'''

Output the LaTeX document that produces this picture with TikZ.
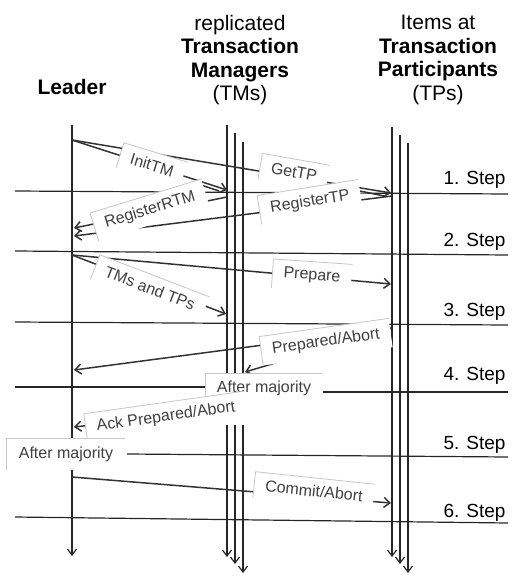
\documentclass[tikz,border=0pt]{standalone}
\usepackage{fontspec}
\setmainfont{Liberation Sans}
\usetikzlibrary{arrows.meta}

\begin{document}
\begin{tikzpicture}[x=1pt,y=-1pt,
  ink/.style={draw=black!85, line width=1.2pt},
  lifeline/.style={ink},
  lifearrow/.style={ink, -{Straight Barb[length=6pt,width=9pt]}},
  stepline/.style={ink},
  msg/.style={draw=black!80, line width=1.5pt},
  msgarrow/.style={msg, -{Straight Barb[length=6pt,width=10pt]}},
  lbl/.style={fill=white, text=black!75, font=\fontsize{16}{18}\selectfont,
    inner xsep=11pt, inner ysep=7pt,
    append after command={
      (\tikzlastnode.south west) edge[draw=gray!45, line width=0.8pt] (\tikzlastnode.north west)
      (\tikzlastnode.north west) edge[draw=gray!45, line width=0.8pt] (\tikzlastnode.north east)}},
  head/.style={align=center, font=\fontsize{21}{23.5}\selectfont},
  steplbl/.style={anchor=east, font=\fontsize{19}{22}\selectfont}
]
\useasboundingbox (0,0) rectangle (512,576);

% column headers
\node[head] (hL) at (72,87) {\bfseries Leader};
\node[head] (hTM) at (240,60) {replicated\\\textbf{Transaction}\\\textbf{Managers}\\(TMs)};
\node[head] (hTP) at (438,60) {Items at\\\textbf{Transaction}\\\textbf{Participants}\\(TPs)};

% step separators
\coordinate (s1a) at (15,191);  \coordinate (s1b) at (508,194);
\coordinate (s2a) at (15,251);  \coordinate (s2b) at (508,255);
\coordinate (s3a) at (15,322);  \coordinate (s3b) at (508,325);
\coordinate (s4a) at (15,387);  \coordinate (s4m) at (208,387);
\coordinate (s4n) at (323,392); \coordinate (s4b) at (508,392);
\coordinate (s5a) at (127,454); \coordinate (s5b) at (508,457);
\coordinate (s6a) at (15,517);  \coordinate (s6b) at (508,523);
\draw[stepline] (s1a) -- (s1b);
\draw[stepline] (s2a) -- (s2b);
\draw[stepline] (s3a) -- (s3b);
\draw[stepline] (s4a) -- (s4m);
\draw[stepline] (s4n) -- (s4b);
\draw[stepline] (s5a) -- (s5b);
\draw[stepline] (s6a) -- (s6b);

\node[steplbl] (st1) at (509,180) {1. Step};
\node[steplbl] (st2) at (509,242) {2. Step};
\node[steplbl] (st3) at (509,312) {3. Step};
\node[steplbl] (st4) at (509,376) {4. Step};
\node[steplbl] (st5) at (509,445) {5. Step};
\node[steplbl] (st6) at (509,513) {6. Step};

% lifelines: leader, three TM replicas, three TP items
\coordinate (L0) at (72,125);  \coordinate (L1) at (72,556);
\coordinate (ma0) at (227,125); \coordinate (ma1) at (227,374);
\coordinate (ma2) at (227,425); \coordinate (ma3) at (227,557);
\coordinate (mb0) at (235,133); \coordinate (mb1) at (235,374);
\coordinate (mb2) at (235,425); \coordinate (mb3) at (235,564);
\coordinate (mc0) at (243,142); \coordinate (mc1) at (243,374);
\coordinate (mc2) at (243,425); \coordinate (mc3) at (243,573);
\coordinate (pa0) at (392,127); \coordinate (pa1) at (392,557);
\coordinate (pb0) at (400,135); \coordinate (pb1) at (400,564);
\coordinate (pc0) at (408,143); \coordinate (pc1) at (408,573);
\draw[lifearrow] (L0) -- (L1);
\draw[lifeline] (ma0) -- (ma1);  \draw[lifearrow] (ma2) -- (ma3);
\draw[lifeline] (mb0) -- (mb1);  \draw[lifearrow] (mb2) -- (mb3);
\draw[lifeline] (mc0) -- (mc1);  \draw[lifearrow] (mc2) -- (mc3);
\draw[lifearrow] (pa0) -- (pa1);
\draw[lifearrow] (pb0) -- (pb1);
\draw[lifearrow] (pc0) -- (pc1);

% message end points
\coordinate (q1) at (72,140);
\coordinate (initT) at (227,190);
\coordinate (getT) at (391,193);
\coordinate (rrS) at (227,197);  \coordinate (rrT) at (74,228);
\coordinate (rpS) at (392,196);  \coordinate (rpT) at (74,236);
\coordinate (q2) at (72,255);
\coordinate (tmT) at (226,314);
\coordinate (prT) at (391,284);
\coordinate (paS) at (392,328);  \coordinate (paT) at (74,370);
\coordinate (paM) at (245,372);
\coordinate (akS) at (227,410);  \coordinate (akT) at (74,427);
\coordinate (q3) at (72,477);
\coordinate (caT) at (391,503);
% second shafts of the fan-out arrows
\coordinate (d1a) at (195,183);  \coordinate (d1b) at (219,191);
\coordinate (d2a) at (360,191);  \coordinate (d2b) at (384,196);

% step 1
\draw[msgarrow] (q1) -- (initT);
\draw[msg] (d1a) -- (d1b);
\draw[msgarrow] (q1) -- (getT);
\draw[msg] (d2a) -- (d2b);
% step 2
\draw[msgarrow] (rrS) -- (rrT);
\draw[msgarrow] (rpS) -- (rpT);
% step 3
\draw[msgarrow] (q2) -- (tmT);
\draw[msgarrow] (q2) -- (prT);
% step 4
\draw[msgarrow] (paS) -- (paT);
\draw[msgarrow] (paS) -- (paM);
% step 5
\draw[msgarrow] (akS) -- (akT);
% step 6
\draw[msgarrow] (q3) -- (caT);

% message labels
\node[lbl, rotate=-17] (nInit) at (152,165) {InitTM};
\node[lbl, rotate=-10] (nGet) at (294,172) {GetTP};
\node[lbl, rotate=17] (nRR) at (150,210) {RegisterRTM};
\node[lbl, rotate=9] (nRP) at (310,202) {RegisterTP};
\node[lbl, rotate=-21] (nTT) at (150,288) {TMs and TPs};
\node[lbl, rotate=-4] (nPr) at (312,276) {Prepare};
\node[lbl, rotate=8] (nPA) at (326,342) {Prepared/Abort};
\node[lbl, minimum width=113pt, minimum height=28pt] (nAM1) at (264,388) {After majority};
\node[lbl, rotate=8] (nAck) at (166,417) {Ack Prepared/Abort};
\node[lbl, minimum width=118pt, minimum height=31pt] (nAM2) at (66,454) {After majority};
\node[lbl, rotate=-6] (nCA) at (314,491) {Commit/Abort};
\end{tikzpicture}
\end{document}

'''

**WORK REQUIRED**. Write out the whole listing again, exactly, with no pictures.

**RESPONSE TO THIS EXERCISE**.
Output the LaTeX document that produces this picture with TikZ.
\documentclass[tikz,border=0pt]{standalone}
\usepackage{fontspec}
\setmainfont{Liberation Sans}
\usetikzlibrary{arrows.meta}

\begin{document}
\begin{tikzpicture}[x=1pt,y=-1pt,
  ink/.style={draw=black!85, line width=1.2pt},
  lifeline/.style={ink},
  lifearrow/.style={ink, -{Straight Barb[length=6pt,width=9pt]}},
  stepline/.style={ink},
  msg/.style={draw=black!80, line width=1.5pt},
  msgarrow/.style={msg, -{Straight Barb[length=6pt,width=10pt]}},
  lbl/.style={fill=white, text=black!75, font=\fontsize{16}{18}\selectfont,
    inner xsep=11pt, inner ysep=7pt,
    append after command={
      (\tikzlastnode.south west) edge[draw=gray!45, line width=0.8pt] (\tikzlastnode.north west)
      (\tikzlastnode.north west) edge[draw=gray!45, line width=0.8pt] (\tikzlastnode.north east)}},
  head/.style={align=center, font=\fontsize{21}{23.5}\selectfont},
  steplbl/.style={anchor=east, font=\fontsize{19}{22}\selectfont}
]
\useasboundingbox (0,0) rectangle (512,576);

% column headers
\node[head] (hL) at (72,87) {\bfseries Leader};
\node[head] (hTM) at (240,60) {replicated\\\textbf{Transaction}\\\textbf{Managers}\\(TMs)};
\node[head] (hTP) at (438,60) {Items at\\\textbf{Transaction}\\\textbf{Participants}\\(TPs)};

% step separators
\coordinate (s1a) at (15,191);  \coordinate (s1b) at (508,194);
\coordinate (s2a) at (15,251);  \coordinate (s2b) at (508,255);
\coordinate (s3a) at (15,322);  \coordinate (s3b) at (508,325);
\coordinate (s4a) at (15,387);  \coordinate (s4m) at (208,387);
\coordinate (s4n) at (323,392); \coordinate (s4b) at (508,392);
\coordinate (s5a) at (127,454); \coordinate (s5b) at (508,457);
\coordinate (s6a) at (15,517);  \coordinate (s6b) at (508,523);
\draw[stepline] (s1a) -- (s1b);
\draw[stepline] (s2a) -- (s2b);
\draw[stepline] (s3a) -- (s3b);
\draw[stepline] (s4a) -- (s4m);
\draw[stepline] (s4n) -- (s4b);
\draw[stepline] (s5a) -- (s5b);
\draw[stepline] (s6a) -- (s6b);

\node[steplbl] (st1) at (509,180) {1. Step};
\node[steplbl] (st2) at (509,242) {2. Step};
\node[steplbl] (st3) at (509,312) {3. Step};
\node[steplbl] (st4) at (509,376) {4. Step};
\node[steplbl] (st5) at (509,445) {5. Step};
\node[steplbl] (st6) at (509,513) {6. Step};

% lifelines: leader, three TM replicas, three TP items
\coordinate (L0) at (72,125);  \coordinate (L1) at (72,556);
\coordinate (ma0) at (227,125); \coordinate (ma1) at (227,374);
\coordinate (ma2) at (227,425); \coordinate (ma3) at (227,557);
\coordinate (mb0) at (235,133); \coordinate (mb1) at (235,374);
\coordinate (mb2) at (235,425); \coordinate (mb3) at (235,564);
\coordinate (mc0) at (243,142); \coordinate (mc1) at (243,374);
\coordinate (mc2) at (243,425); \coordinate (mc3) at (243,573);
\coordinate (pa0) at (392,127); \coordinate (pa1) at (392,557);
\coordinate (pb0) at (400,135); \coordinate (pb1) at (400,564);
\coordinate (pc0) at (408,143); \coordinate (pc1) at (408,573);
\draw[lifearrow] (L0) -- (L1);
\draw[lifeline] (ma0) -- (ma1);  \draw[lifearrow] (ma2) -- (ma3);
\draw[lifeline] (mb0) -- (mb1);  \draw[lifearrow] (mb2) -- (mb3);
\draw[lifeline] (mc0) -- (mc1);  \draw[lifearrow] (mc2) -- (mc3);
\draw[lifearrow] (pa0) -- (pa1);
\draw[lifearrow] (pb0) -- (pb1);
\draw[lifearrow] (pc0) -- (pc1);

% message end points
\coordinate (q1) at (72,140);
\coordinate (initT) at (227,190);
\coordinate (getT) at (391,193);
\coordinate (rrS) at (227,197);  \coordinate (rrT) at (74,228);
\coordinate (rpS) at (392,196);  \coordinate (rpT) at (74,236);
\coordinate (q2) at (72,255);
\coordinate (tmT) at (226,314);
\coordinate (prT) at (391,284);
\coordinate (paS) at (392,328);  \coordinate (paT) at (74,370);
\coordinate (paM) at (245,372);
\coordinate (akS) at (227,410);  \coordinate (akT) at (74,427);
\coordinate (q3) at (72,477);
\coordinate (caT) at (391,503);
% second shafts of the fan-out arrows
\coordinate (d1a) at (195,183);  \coordinate (d1b) at (219,191);
\coordinate (d2a) at (360,191);  \coordinate (d2b) at (384,196);

% step 1
\draw[msgarrow] (q1) -- (initT);
\draw[msg] (d1a) -- (d1b);
\draw[msgarrow] (q1) -- (getT);
\draw[msg] (d2a) -- (d2b);
% step 2
\draw[msgarrow] (rrS) -- (rrT);
\draw[msgarrow] (rpS) -- (rpT);
% step 3
\draw[msgarrow] (q2) -- (tmT);
\draw[msgarrow] (q2) -- (prT);
% step 4
\draw[msgarrow] (paS) -- (paT);
\draw[msgarrow] (paS) -- (paM);
% step 5
\draw[msgarrow] (akS) -- (akT);
% step 6
\draw[msgarrow] (q3) -- (caT);

% message labels
\node[lbl, rotate=-17] (nInit) at (152,165) {InitTM};
\node[lbl, rotate=-10] (nGet) at (294,172) {GetTP};
\node[lbl, rotate=17] (nRR) at (150,210) {RegisterRTM};
\node[lbl, rotate=9] (nRP) at (310,202) {RegisterTP};
\node[lbl, rotate=-21] (nTT) at (150,288) {TMs and TPs};
\node[lbl, rotate=-4] (nPr) at (312,276) {Prepare};
\node[lbl, rotate=8] (nPA) at (326,342) {Prepared/Abort};
\node[lbl, minimum width=113pt, minimum height=28pt] (nAM1) at (264,388) {After majority};
\node[lbl, rotate=8] (nAck) at (166,417) {Ack Prepared/Abort};
\node[lbl, minimum width=118pt, minimum height=31pt] (nAM2) at (66,454) {After majority};
\node[lbl, rotate=-6] (nCA) at (314,491) {Commit/Abort};
\end{tikzpicture}
\end{document}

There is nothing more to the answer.